Avete presente quel ragazzo non ancora maggiorenne che da piccolo giocava per i vicoli di Bari Vecchia, in un contesto di degrado e fra mille difficoltà? Avete presente il suo sorriso beffardo e impertinente, il suo sguardo incredulo, la sua corsa a perdifiato, le sue braccia al cielo e la luce che gli brillava negli occhi quella sera? Allora, forse, quest’articolo fa per voi. Parliamo di Antonio Cassano e di un gol in particolare: quello del 2 a 1 che i pugliesi, allenati da Antonio Fascetti, inflissero all’Inter di Marcello Lippi il 18 dicembre del ’99, nell’anticipo dell’ultimo turno prima della sosta natalizia di un campionato che per i nerazzurri era partito in maniera trionfale, salvo poi trasformarsi in un calvario. Ebbene, nella salita sul Golgota, una delle stazioni più significative riguarda il San Nicola di Bari, dove al quarantatreesimo del secondo tempo di una gara che i meneghini avevano riacciuffato grazie a Vieri, dopo il gol iniziale di Enynnaya (l’altro enfant prodige della compagine biancorossa, la cui cartiera purtroppo non ha mantenuto le premesse), Antonio da Bari Vecchia si portò avanti la palla con il tacco (lancio di Perrotta), ingannò con una movenza delle sue Panucci e Blanc, non proprio due sprovveduti, e infilzò l’incolpevole Ferron.
Bari in paradiso e Inter all’inferno, con tutti i riflettori puntati su quel talento maledetto che negli anni successivi ne avrebbe combinate di ogni, gettando al vento, o quasi, una carriera che a diciannove anni lo aveva condotto alla corte di Capello, in una Roma tra le più forti di sempre, e a ventitré addirittura al Real Madrid, là dove molti pagherebbero di tasca propria per giocare. Di Cassano e della sua follia esistenziale, tuttavia, ce ne siamo già ampiamente occupati.
Qui vogliamo fermare il tempo e tornare a quella notte di gloria, a quel giorno indimenticabile, a quel sogno che si materializzò all’improvviso e lo indusse a pensare, con la saggezza tipica degli scugnizzi cresciuti per strada, che da quel momento in poi avrebbe smesso di essere povero. Cassano segnò quel gol per portare sua madre Giovanna, che lo aveva cresciuto fra mille sacrifici, fuori dall’indigenza. Lo segnò per dire grazie a Fascetti, che è stato uno dei pochi allenatori a credere veramente in lui e a sapere come prenderlo. Lo segnò per gridare al mondo che esisteva anche lui, che anche lui aveva una dote e che non si sarebbe lasciato sfuggire l’occasione di agguantare la vita e viverla da protagonista.
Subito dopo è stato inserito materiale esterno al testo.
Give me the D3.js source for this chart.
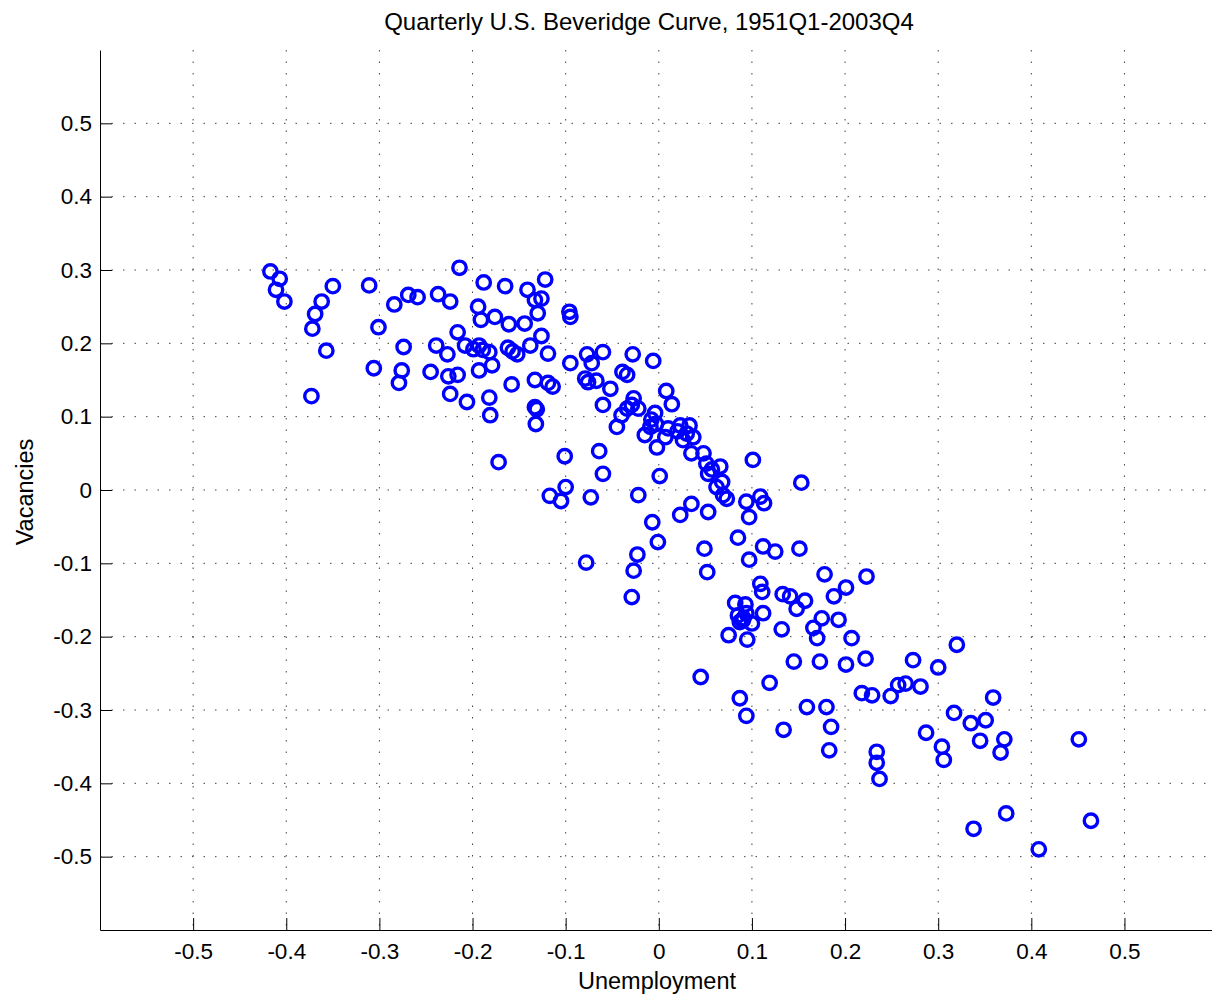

Pazienza se in seguito di occasioni ne ha gettate al vento tante. Pazienza se non ha capito come si sta al mondo, almeno a un certo livello, finendo col dissipare una grandezza, umana e sportiva, che avrebbe potuto fare la differenza. Pazienza, Antonio è fatto così e dobbiamo accettarlo per come è, tanto nessuno è mai riuscito a cambiarlo. Ma quella notte, quella notte di favole e poesia, ci resterà dentro per sempre. E ora che sono trascorsi venticinque anni, che un’era geologica è passata, che nulla è più come prima, che anche il calcio è cambiato, e non in meglio, e che di quella fiaba rimangono solo i ricordi, ora riavvolgiamo il nastro e torniamo a quel preciso istante.
Tutto il resto non conta, non qui almeno, perché quel gol vale una carriera. Ha rappresentato l’inizio e, forse, la fine di tutto, effimero come una rosa di Atacama, e come una rosa di Atacama meraviglioso, unico, inarrivabile. Del resto, Antonio da Bari Vecchia era così: o lo amavi o lo odiavi, o lo applaudivi o lo cacciavi. O magari entrambe le cose, a seconda delle circostanze. Perché Cassano quel bambino che gridava al mondo la sua sete di vita, in realtà, non lo è diventato mai.
Questo è il motivo per cui, da pasoliniano involontario, da “Accattone” fuori dal tempo, da “ragazzo di vita” nato ai bordi della società, da epigono di una tradizione letteraria e cinematografica che magari non conosce ma nella quale si rispecchierebbe pienamente, questo è il motivo, dicevamo, per cui il bambino dai lineamenti dolci e spigolosi al tempo stesso giocò, segnò, esultò e non si trasformò mai in leggenda. Antonio, d’altronde, ha avuto senso solo quella notte, il resto è stato contorno: un bel contorno ma non il centro della scena. Eppure, quella notte basta per dirgli eternamente grazie, bruco che non divenne mai farfalla per poter ricominciare all’infinito a sognare.